本発明に係る高圧蒸気滅菌器の実施形態の一例を示す斜視図で、チャンバーを開いた状態を表す。 チャンバーを閉じた状態の要部を一部断面で示す平面図。 ロック機構の一例を示す斜視図。 検出手段の一例を示す要部拡大断面図。 ロック機構の他例を示す斜視図。 ロック機構の他例を示す平面図。
符号の説明
1:滅菌器本体
2:チャンバー
3:蓋体
4:開口部
5:ヒンジ機構
8:ロック孔
9:ロックピン
12:排気装置(検出手段)
13,13’,13”:ロック機構
20:係止ピン(係止部材)
30:排気口
31:排気弁(摺動子)
32:リミットスイッチ(検出器)
36:オフディレータイマ
41,46:係止杆(係止部材)

Claims (5)

  1. 被滅菌物を収納するチャンバーと、該チャンバーの開口部の一側に設けたヒンジ機構により一側を固定され前記開口部を開閉自在とする蓋体と、該蓋体の遊端延長方向に摺動可能に設けられ前記開口部の他側に設けたロック孔に係脱自在なロックピンを有し、前記開口部を蓋体で閉じると共に前記ロックピンを前記ロック孔に係合させてチャンバー内の高圧で前記蓋体が開かないようロックし、その状態でチャンバー内に蒸気を充満させて高圧蒸気滅菌を行った後、チャンバー内の排水、排気等の後処理を順次自動で行う高圧蒸気滅菌器であって、
    前記高圧蒸気滅菌が終了した後のチャンバー内圧が外気圧と同程度になったことを検出する検出手段と、前記蓋体による閉蓋状態を解除可能にロックするロック機構を備え、
    前記検出手段が、前記チャンバーの上部に上下摺動自在に備えられ前記チャンバー内圧が外気圧と同程度になったときにチャンバー内に向けて下降する摺動子と、該摺動子の下降を検出する検出器からなり、
    前記摺動子の下降を前記検出器が検出した後に前記ロック機構によるロックが解除されるよう形成したことを特徴とする高圧蒸気滅菌器。
  2. 前記摺動子が、前記チャンバー内の残留蒸気をチャンバー外へ排出する排気弁を兼ねており、該排気弁は、チャンバー内圧が外気圧より高い時は上昇位置にあって排気口を閉じ、チャンバー内圧が外気圧と同程度まで減圧すると下降位置まで下がって、前記排気口を開くことを特徴とする請求項1記載の高圧蒸気滅菌器。
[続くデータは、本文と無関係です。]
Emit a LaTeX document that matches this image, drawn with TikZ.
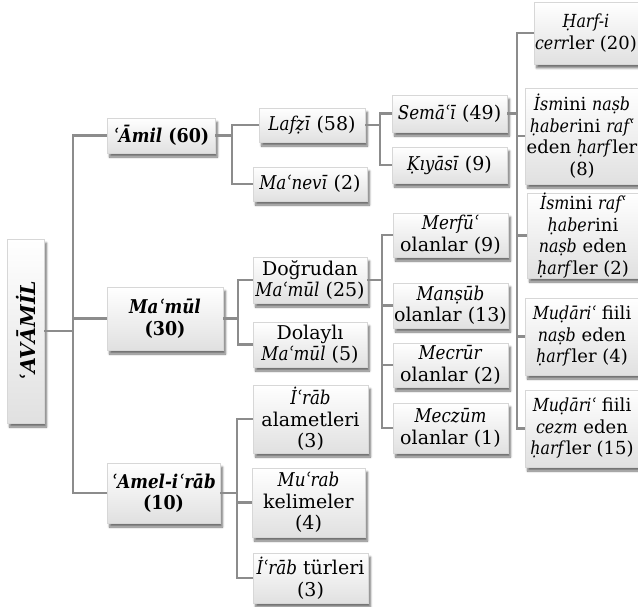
\documentclass[tikz,border=0pt]{standalone}
\usepackage{fontspec}
\setmainfont{DejaVu Serif}[
  ItalicFeatures={FakeStretch=0.88},
  BoldItalicFeatures={FakeStretch=0.88},
  BoldFeatures={FakeStretch=0.92}]
\newfontfamily\plainserif{DejaVu Serif}
\usetikzlibrary{shadows.blur}
\definecolor{linkgray}{RGB}{140,140,140}
\definecolor{boxedge}{RGB}{215,215,215}
\newcommand{\tx}[1]{\textit{#1}}
\begin{document}
\begin{tikzpicture}[x=1pt,y=-1pt,
  box/.style={draw=boxedge, line width=0.4pt, top color=white, bottom color=black!12,
    blur shadow={shadow xshift=2.5pt, shadow yshift=-4pt, shadow blur steps=6, shadow opacity=55},
    inner sep=0pt, align=center, font=\fontsize{19}{21.5}\selectfont},
  edgebox/.style={box, font=\fontsize{18}{21.5}\selectfont},
  link/.style={draw=linkgray, line width=2.4pt}]
\useasboundingbox (0,0) rectangle (638,607);

% root
\node[box, rotate=90, minimum width=184pt, minimum height=37pt,
      font=\plainserif\fontsize{20.5}{22}\selectfont] (root) at (25.5,331)
  {\textbf{\textit{ʿAVĀMİL}}};

% first level
\node[box, minimum width=108pt, minimum height=35pt] (amil) at (161,135.5)
  {\textbf{\textit{ʿĀmil} (60)}};
\node[box, minimum width=116pt, minimum height=63pt] (mamul) at (165,318.5)
  {\textbf{\textit{Maʿmūl}}\\\textbf{(30)}};
\node[box, minimum width=113pt, minimum height=60pt] (amel) at (163.5,493)
  {\textbf{\textit{ʿAmel-iʿrāb}}\\\textbf{(10)}};

% second level
\node[box, minimum width=106pt, minimum height=34pt] (lafzi) at (312,125)
  {\tx{Lafẓī} (58)};
\node[box, minimum width=114pt, minimum height=34pt] (manevi) at (310,184)
  {\tx{Maʿnevī} (2)};
\node[box, minimum width=114pt, minimum height=46pt] (dogrudan) at (310,280)
  {Doğrudan\\\tx{Maʿmūl} (25)};
\node[box, minimum width=114pt, minimum height=45pt] (dolayli) at (310,344.5)
  {Dolaylı\\\tx{Maʿmūl} (5)};
\node[box, minimum width=115pt, minimum height=68pt] (irab1) at (310.5,419)
  {\tx{İʿrāb}\\alametleri\\(3)};
\node[box, minimum width=113pt, minimum height=69pt] (murab) at (308.5,502.5)
  {\tx{Muʿrab}\\kelimeler\\(4)};
\node[box, minimum width=115pt, minimum height=50pt] (irab2) at (310.5,578)
  {\tx{İʿrāb} türleri\\(3)};

% third level
\node[box, minimum width=115pt, minimum height=37pt] (semai) at (449.5,113.5)
  {\tx{Semāʿī} (49)};
\node[box, minimum width=115pt, minimum height=36pt] (kiyasi) at (449.5,165)
  {\tx{Ḳıyāsī} (9)};
\node[box, minimum width=115pt, minimum height=44pt] (merfu) at (450.5,235)
  {\tx{Merfūʿ}\\olanlar (9)};
\node[box, minimum width=115pt, minimum height=45pt] (mansub) at (450.5,305.5)
  {\tx{Manṣūb}\\olanlar (13)};
\node[box, minimum width=115pt, minimum height=44pt] (mecrur) at (450.5,365)
  {\tx{Mecrūr}\\olanlar (2)};
\node[box, minimum width=115pt, minimum height=50pt] (meczum) at (450.5,428)
  {\tx{Meczūm}\\olanlar (1)};

% fourth level
\node[edgebox, minimum width=104pt, minimum height=62pt] (harf) at (586,33)
  {\tx{Ḥarf-i}\\\tx{cerr}ler (20)};
\node[edgebox, minimum width=114pt, minimum height=96pt] (isnasb) at (582,136)
  {\tx{İsm}ini \tx{naṣb}\\\tx{ḥaber}ini \tx{rafʿ}\\eden \tx{ḥarf}ler\\(8)};
\node[edgebox, minimum width=112pt, minimum height=85pt] (israf) at (583,235.5)
  {\tx{İsm}ini \tx{rafʿ}\\\tx{ḥaber}ini\\\tx{naṣb} eden\\\tx{ḥarf}ler (2)};
\node[edgebox, minimum width=114pt, minimum height=77pt] (mudnasb) at (582,336.5)
  {\tx{Muḍāriʿ} fiili\\\tx{naṣb} eden\\\tx{ḥarf}ler (4)};
\node[edgebox, minimum width=114pt, minimum height=77pt] (mudcezm) at (582,428.5)
  {\tx{Muḍāriʿ} fiili\\\tx{cezm} eden\\\tx{ḥarf}ler (15)};

% trunk positions
\coordinate (t0) at (73,0);
\coordinate (t1) at (232,0);
\coordinate (t2) at (238,0);
\coordinate (t3) at (237,0);
\coordinate (t4) at (380,0);
\coordinate (t5) at (382,0);
\coordinate (t6) at (517,0);

% connectors
\draw[link] (root.south) -- (root.south -| t0) |- (amil.west);
\draw[link] (root.south -| t0) |- (mamul.west);
\draw[link] (root.south -| t0) |- (amel.west);

\draw[link] (amil.east) -- (amil.east -| t1) |- (lafzi.west);
\draw[link] (amil.east -| t1) |- (manevi.west);

\draw[link] (mamul.east) -- (mamul.east -| t2) |- (dogrudan.west);
\draw[link] (mamul.east -| t2) |- (dolayli.west);

\draw[link] (amel.east) -- (amel.east -| t3) |- (irab1.west);
\draw[link] (amel.east -| t3) |- (murab.west);
\draw[link] (amel.east -| t3) |- (irab2.west);

\draw[link] (lafzi.east) -- (lafzi.east -| t4) |- (semai.west);
\draw[link] (lafzi.east -| t4) |- (kiyasi.west);

\draw[link] (dogrudan.east) -- (dogrudan.east -| t5) |- (merfu.west);
\draw[link] (dogrudan.east -| t5) |- (mansub.west);
\draw[link] (dogrudan.east -| t5) |- (mecrur.west);
\draw[link] (dogrudan.east -| t5) |- (meczum.west);

\draw[link] (semai.east) -- (semai.east -| t6) |- (harf.west);
\draw[link] (semai.east -| t6) |- (isnasb.west);
\draw[link] (semai.east -| t6) |- (israf.west);
\draw[link] (semai.east -| t6) |- (mudnasb.west);
\draw[link] (semai.east -| t6) |- (mudcezm.west);
\end{tikzpicture}
\end{document}
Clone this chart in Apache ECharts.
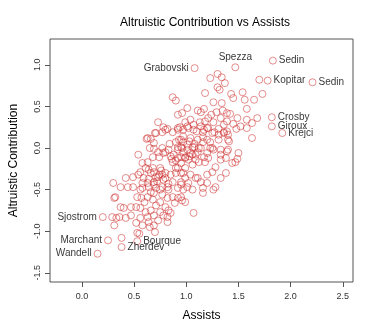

  3. 前記検出器がリミットスイッチからなり、前記排気弁が上昇位置にある時は該リミットスイッチから発せられる検出信号に基づき前記ロック機構が作動して前記蓋体による閉蓋状態がロックされ、前記排気弁が下降位置に下がると前記検出信号が遮断され、これをオフディレータイマが受けて、一定時間経過後に、前記ロック機構による閉蓋状態のロックが解除されるよう構成したことを特徴とする請求項2記載の高圧蒸気滅菌器。
  4. 前記ロック機構が、ロック孔に係合したロックピンの摺動を規制する規制位置と、該ロックピンの摺動規制を解除する解除位置との間を変位自在とした係止部材と、該係止部材を適時に変位させる駆動機構を備えていることを特徴とする請求項1又は2又は3記載の高圧蒸気滅菌器。
  5. 前記係止部材が前記規制位置と規制解除位置の間を摺動自在とした係止ピンであり、前記駆動機構が、蓋体表面に設けたクロスバーの外面に設置されたソレノイドと、該ソレノイドへの通電/通電遮断により摺動する摺動杆と、前記クロスバーの外側にて回動自在に支持され一端に前記係止ピンの後端を回動自在に軸止し、他端に前記摺動杆の先端を回動自在に軸止したクランクアームを備え、
    前記ソレノイドへの通電により、クランクアームが正方向へ回動して係止ピンが前記規制位置に摺動する一方、ソレノイドへの通電遮断により、クランクアームが逆方向へ回動して係止ピンが前記解除位置に摺動するよう形成した請求項4記載の高圧蒸気滅菌器。